**DESCRIPTION OF THE TASK**.
With the pictures left out, copy the listing below exactly.
## Begin SOURCE DATA
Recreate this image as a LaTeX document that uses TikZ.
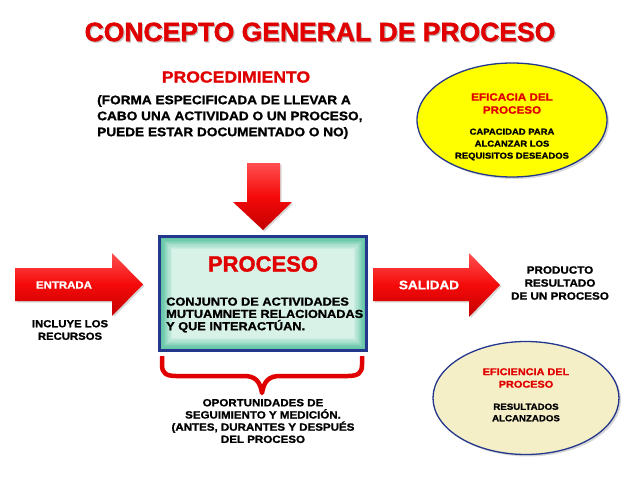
\documentclass[tikz,border=0pt]{standalone}
\usepackage{fontspec}
\setmainfont{Liberation Sans}
\newfontfamily\widefont{Liberation Sans}[FakeStretch=1.1, FakeBold=1.2]
\newfontfamily\titlefont{Liberation Sans}[FakeBold=1.5]
\usetikzlibrary{shapes.geometric,shadows}
\definecolor{tred}{RGB}{225,0,0}
\definecolor{arrowtop}{RGB}{255,80,80}
\definecolor{arrowmid}{RGB}{245,10,10}
\definecolor{arrowbot}{RGB}{195,0,0}
\definecolor{edgeblue}{RGB}{35,55,140}
\definecolor{tealedge}{RGB}{85,192,158}
\definecolor{teallight}{RGB}{216,242,232}
\definecolor{ylw}{RGB}{255,255,0}
\definecolor{beige}{RGB}{245,239,200}
\newcommand\fsz[2]{\fontsize{#1}{#2}\selectfont}
\tikzset{
  redarrow/.style={top color=arrowtop, bottom color=arrowbot, middle color=arrowmid, draw=none,
    drop shadow={shadow xshift=1.5pt, shadow yshift=-1.5pt, opacity=0.3}},
  lbl/.style={inner sep=0pt, align=center},
  oval/.style={ellipse, draw=edgeblue, line width=1.3pt, inner sep=0pt,
    drop shadow={shadow xshift=2pt, shadow yshift=-2pt, opacity=0.3}},
  bracestyle/.style={draw=tred, line width=4.5pt, line join=round}
}
\begin{document}
\begin{tikzpicture}[x=1pt,y=-1pt]
\fill[white] (0,0) rectangle (638,479);
\useasboundingbox (0,0) rectangle (638,479);

% title
\node[lbl, text=black!35, opacity=0.6, font=\titlefont\bfseries\fsz{26.5}{28}] (titleshadow) at (321.2,33.2) {CONCEPTO GENERAL DE PROCESO};
\node[lbl, text=tred, font=\titlefont\bfseries\fsz{26.5}{28}] (title) at (320,32) {CONCEPTO GENERAL DE PROCESO};

% procedimiento
\node[lbl, text=tred, font=\widefont\bfseries\fsz{16}{18}] (procedimiento) at (236,77) {PROCEDIMIENTO};
\node[lbl, align=left, anchor=west, font=\widefont\bfseries\fsz{12.4}{16}] (procdesc) at (97,117)
  {(FORMA ESPECIFICADA DE LLEVAR A\\CABO UNA ACTIVIDAD O UN PROCESO,\\PUEDE ESTAR DOCUMENTADO O NO)};

% eficacia ellipse
\node[oval, fill=ylw, minimum width=190pt, minimum height=114pt] (eficacia) at (512,120) {};
\node[lbl, text=tred, font=\widefont\bfseries\fsz{10.6}{13}] (eficaciat) at (512,103.5) {EFICACIA DEL\\PROCESO};
\node[lbl, font=\widefont\bfseries\fsz{8.6}{12}] (eficaciad) at (512,144.5) {CAPACIDAD PARA\\ALCANZAR LOS\\REQUISITOS DESEADOS};

% down arrow
\path[redarrow] (247,163) -- (280,163) -- (280,202) -- (292,202) -- (263,230) -- (233,202) -- (247,202) -- cycle;

% process box
\node[draw=edgeblue, line width=1.8pt, fill=tealedge, minimum width=206pt, minimum height=113pt, inner sep=0pt,
  drop shadow={shadow xshift=2pt, shadow yshift=-2pt, opacity=0.3}] (proceso) at (263,293.5) {};
\foreach \i in {1,...,10} {
  \pgfmathsetmacro\p{\i*10}
  \fill[teallight!\p!tealedge] ({160+\i*1.2},{237+\i*1.2}) rectangle ({366-\i*1.2},{350-\i*1.2});
}
\draw[edgeblue, line width=1.8pt] (proceso.north west) rectangle (proceso.south east);
\node[lbl, text=tred, font=\titlefont\bfseries\fsz{22}{24}] (procesot) at (263,264) {PROCESO};
\node[lbl, align=left, anchor=west, font=\widefont\bfseries\fsz{11.6}{12.3}] (procesod) at (166,315)
  {CONJUNTO DE ACTIVIDADES\\MUTUAMNETE RELACIONADAS\\Y QUE INTERACTÚAN.};

% entrada arrow
\path[redarrow] (15,268) -- (112,268) -- (112,253) -- (143,284.5) -- (112,316) -- (112,301) -- (15,301) -- cycle;
\node[lbl, text=white, font=\widefont\bfseries\fsz{10.4}{12}] (entrada) at (64,285) {ENTRADA};
\node[lbl, font=\widefont\bfseries\fsz{10.3}{12.5}] (recursos) at (70,330) {INCLUYE LOS\\RECURSOS};

% salida arrow
\path[redarrow] (373,268) -- (469,268) -- (469,253) -- (500,285) -- (469,317) -- (469,301) -- (373,301) -- cycle;
\node[lbl, text=white, font=\widefont\bfseries\fsz{12.3}{14}] (salida) at (429,285) {SALIDAD};
\node[lbl, font=\widefont\bfseries\fsz{10.6}{13}] (producto) at (560,283) {PRODUCTO\\RESULTADO\\DE UN PROCESO};

% brace
\draw[bracestyle] (162,356) -- (162,365) .. controls (162,373) and (166,376) .. (176,376) -- (244,376)
  .. controls (255,376) and (260,381) .. (262,393) .. controls (264,381) and (269,376) .. (280,376)
  -- (348,376) .. controls (358,376) and (362,373) .. (362,365) -- (362,356);
\node[lbl, font=\widefont\bfseries\fsz{10.5}{12.2}] (seguimiento) at (263,421)
  {OPORTUNIDADES DE\\SEGUIMIENTO Y MEDICIÓN.\\(ANTES, DURANTES Y DESPUÉS\\DEL PROCESO};

% eficiencia ellipse
\node[oval, fill=beige, minimum width=186pt, minimum height=113pt] (eficiencia) at (526,398) {};
\node[lbl, text=tred, font=\widefont\bfseries\fsz{9.9}{12.5}] (eficienciat) at (526,378) {EFICIENCIA DEL\\PROCESO};
\node[lbl, font=\widefont\bfseries\fsz{8.8}{11.5}] (eficienciad) at (526,412.5) {RESULTADOS\\ALCANZADOS};
\end{tikzpicture}
\end{document}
## End SOURCE DATA
**ANSWER IN FULL**.
Recreate this image as a LaTeX document that uses TikZ.
\documentclass[tikz,border=0pt]{standalone}
\usepackage{fontspec}
\setmainfont{Liberation Sans}
\newfontfamily\widefont{Liberation Sans}[FakeStretch=1.1, FakeBold=1.2]
\newfontfamily\titlefont{Liberation Sans}[FakeBold=1.5]
\usetikzlibrary{shapes.geometric,shadows}
\definecolor{tred}{RGB}{225,0,0}
\definecolor{arrowtop}{RGB}{255,80,80}
\definecolor{arrowmid}{RGB}{245,10,10}
\definecolor{arrowbot}{RGB}{195,0,0}
\definecolor{edgeblue}{RGB}{35,55,140}
\definecolor{tealedge}{RGB}{85,192,158}
\definecolor{teallight}{RGB}{216,242,232}
\definecolor{ylw}{RGB}{255,255,0}
\definecolor{beige}{RGB}{245,239,200}
\newcommand\fsz[2]{\fontsize{#1}{#2}\selectfont}
\tikzset{
  redarrow/.style={top color=arrowtop, bottom color=arrowbot, middle color=arrowmid, draw=none,
    drop shadow={shadow xshift=1.5pt, shadow yshift=-1.5pt, opacity=0.3}},
  lbl/.style={inner sep=0pt, align=center},
  oval/.style={ellipse, draw=edgeblue, line width=1.3pt, inner sep=0pt,
    drop shadow={shadow xshift=2pt, shadow yshift=-2pt, opacity=0.3}},
  bracestyle/.style={draw=tred, line width=4.5pt, line join=round}
}
\begin{document}
\begin{tikzpicture}[x=1pt,y=-1pt]
\fill[white] (0,0) rectangle (638,479);
\useasboundingbox (0,0) rectangle (638,479);

% title
\node[lbl, text=black!35, opacity=0.6, font=\titlefont\bfseries\fsz{26.5}{28}] (titleshadow) at (321.2,33.2) {CONCEPTO GENERAL DE PROCESO};
\node[lbl, text=tred, font=\titlefont\bfseries\fsz{26.5}{28}] (title) at (320,32) {CONCEPTO GENERAL DE PROCESO};

% procedimiento
\node[lbl, text=tred, font=\widefont\bfseries\fsz{16}{18}] (procedimiento) at (236,77) {PROCEDIMIENTO};
\node[lbl, align=left, anchor=west, font=\widefont\bfseries\fsz{12.4}{16}] (procdesc) at (97,117)
  {(FORMA ESPECIFICADA DE LLEVAR A\\CABO UNA ACTIVIDAD O UN PROCESO,\\PUEDE ESTAR DOCUMENTADO O NO)};

% eficacia ellipse
\node[oval, fill=ylw, minimum width=190pt, minimum height=114pt] (eficacia) at (512,120) {};
\node[lbl, text=tred, font=\widefont\bfseries\fsz{10.6}{13}] (eficaciat) at (512,103.5) {EFICACIA DEL\\PROCESO};
\node[lbl, font=\widefont\bfseries\fsz{8.6}{12}] (eficaciad) at (512,144.5) {CAPACIDAD PARA\\ALCANZAR LOS\\REQUISITOS DESEADOS};

% down arrow
\path[redarrow] (247,163) -- (280,163) -- (280,202) -- (292,202) -- (263,230) -- (233,202) -- (247,202) -- cycle;

% process box
\node[draw=edgeblue, line width=1.8pt, fill=tealedge, minimum width=206pt, minimum height=113pt, inner sep=0pt,
  drop shadow={shadow xshift=2pt, shadow yshift=-2pt, opacity=0.3}] (proceso) at (263,293.5) {};
\foreach \i in {1,...,10} {
  \pgfmathsetmacro\p{\i*10}
  \fill[teallight!\p!tealedge] ({160+\i*1.2},{237+\i*1.2}) rectangle ({366-\i*1.2},{350-\i*1.2});
}
\draw[edgeblue, line width=1.8pt] (proceso.north west) rectangle (proceso.south east);
\node[lbl, text=tred, font=\titlefont\bfseries\fsz{22}{24}] (procesot) at (263,264) {PROCESO};
\node[lbl, align=left, anchor=west, font=\widefont\bfseries\fsz{11.6}{12.3}] (procesod) at (166,315)
  {CONJUNTO DE ACTIVIDADES\\MUTUAMNETE RELACIONADAS\\Y QUE INTERACTÚAN.};

% entrada arrow
\path[redarrow] (15,268) -- (112,268) -- (112,253) -- (143,284.5) -- (112,316) -- (112,301) -- (15,301) -- cycle;
\node[lbl, text=white, font=\widefont\bfseries\fsz{10.4}{12}] (entrada) at (64,285) {ENTRADA};
\node[lbl, font=\widefont\bfseries\fsz{10.3}{12.5}] (recursos) at (70,330) {INCLUYE LOS\\RECURSOS};

% salida arrow
\path[redarrow] (373,268) -- (469,268) -- (469,253) -- (500,285) -- (469,317) -- (469,301) -- (373,301) -- cycle;
\node[lbl, text=white, font=\widefont\bfseries\fsz{12.3}{14}] (salida) at (429,285) {SALIDAD};
\node[lbl, font=\widefont\bfseries\fsz{10.6}{13}] (producto) at (560,283) {PRODUCTO\\RESULTADO\\DE UN PROCESO};

% brace
\draw[bracestyle] (162,356) -- (162,365) .. controls (162,373) and (166,376) .. (176,376) -- (244,376)
  .. controls (255,376) and (260,381) .. (262,393) .. controls (264,381) and (269,376) .. (280,376)
  -- (348,376) .. controls (358,376) and (362,373) .. (362,365) -- (362,356);
\node[lbl, font=\widefont\bfseries\fsz{10.5}{12.2}] (seguimiento) at (263,421)
  {OPORTUNIDADES DE\\SEGUIMIENTO Y MEDICIÓN.\\(ANTES, DURANTES Y DESPUÉS\\DEL PROCESO};

% eficiencia ellipse
\node[oval, fill=beige, minimum width=186pt, minimum height=113pt] (eficiencia) at (526,398) {};
\node[lbl, text=tred, font=\widefont\bfseries\fsz{9.9}{12.5}] (eficienciat) at (526,378) {EFICIENCIA DEL\\PROCESO};
\node[lbl, font=\widefont\bfseries\fsz{8.8}{11.5}] (eficienciad) at (526,412.5) {RESULTADOS\\ALCANZADOS};
\end{tikzpicture}
\end{document}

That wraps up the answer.